Every line from the beginning of the records below up to the one holding "755, 826, 962]" should be quoted exactly; leave out the rest.

[Code that draws figures]
+--

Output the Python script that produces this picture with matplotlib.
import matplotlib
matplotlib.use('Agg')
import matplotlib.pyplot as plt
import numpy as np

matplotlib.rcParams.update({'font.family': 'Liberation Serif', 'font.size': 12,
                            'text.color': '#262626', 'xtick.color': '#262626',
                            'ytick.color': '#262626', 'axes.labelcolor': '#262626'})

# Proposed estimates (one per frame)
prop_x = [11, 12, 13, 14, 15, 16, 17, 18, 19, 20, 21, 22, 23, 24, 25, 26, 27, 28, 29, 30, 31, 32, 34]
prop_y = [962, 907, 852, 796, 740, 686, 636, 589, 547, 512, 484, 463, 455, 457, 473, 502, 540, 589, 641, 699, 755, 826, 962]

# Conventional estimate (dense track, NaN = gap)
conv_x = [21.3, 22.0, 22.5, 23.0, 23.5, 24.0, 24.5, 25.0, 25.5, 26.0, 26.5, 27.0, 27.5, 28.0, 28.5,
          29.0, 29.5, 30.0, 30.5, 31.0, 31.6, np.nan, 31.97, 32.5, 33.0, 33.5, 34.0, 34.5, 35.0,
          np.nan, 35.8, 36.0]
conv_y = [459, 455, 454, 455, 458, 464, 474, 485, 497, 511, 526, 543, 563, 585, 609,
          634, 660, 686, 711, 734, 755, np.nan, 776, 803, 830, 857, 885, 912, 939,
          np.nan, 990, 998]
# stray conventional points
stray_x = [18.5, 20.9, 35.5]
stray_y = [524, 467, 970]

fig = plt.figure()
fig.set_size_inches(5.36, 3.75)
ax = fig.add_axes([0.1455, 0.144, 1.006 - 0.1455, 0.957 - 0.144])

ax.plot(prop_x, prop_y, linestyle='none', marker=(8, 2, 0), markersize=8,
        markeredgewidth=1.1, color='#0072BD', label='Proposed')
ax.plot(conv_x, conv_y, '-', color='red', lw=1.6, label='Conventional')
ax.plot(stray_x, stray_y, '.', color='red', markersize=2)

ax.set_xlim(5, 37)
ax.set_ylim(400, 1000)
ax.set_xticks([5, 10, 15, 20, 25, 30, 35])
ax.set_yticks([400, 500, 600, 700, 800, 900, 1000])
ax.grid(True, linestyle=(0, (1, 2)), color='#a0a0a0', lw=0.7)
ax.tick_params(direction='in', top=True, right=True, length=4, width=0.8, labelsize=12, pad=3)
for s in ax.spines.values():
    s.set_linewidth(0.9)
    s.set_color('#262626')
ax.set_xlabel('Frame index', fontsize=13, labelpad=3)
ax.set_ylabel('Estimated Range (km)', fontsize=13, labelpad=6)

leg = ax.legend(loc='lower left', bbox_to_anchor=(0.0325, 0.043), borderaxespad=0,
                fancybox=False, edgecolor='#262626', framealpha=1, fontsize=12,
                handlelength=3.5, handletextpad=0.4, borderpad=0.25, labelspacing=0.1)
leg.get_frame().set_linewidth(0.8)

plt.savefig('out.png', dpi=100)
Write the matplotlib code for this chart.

+--

[Response for this exercise]:
Output the Python script that produces this picture with matplotlib.
import matplotlib
matplotlib.use('Agg')
import matplotlib.pyplot as plt
import numpy as np

matplotlib.rcParams.update({'font.family': 'Liberation Serif', 'font.size': 12,
                            'text.color': '#262626', 'xtick.color': '#262626',
                            'ytick.color': '#262626', 'axes.labelcolor': '#262626'})

# Proposed estimates (one per frame)
prop_x = [11, 12, 13, 14, 15, 16, 17, 18, 19, 20, 21, 22, 23, 24, 25, 26, 27, 28, 29, 30, 31, 32, 34]
prop_y = [962, 907, 852, 796, 740, 686, 636, 589, 547, 512, 484, 463, 455, 457, 473, 502, 540, 589, 641, 699, 755, 826, 962]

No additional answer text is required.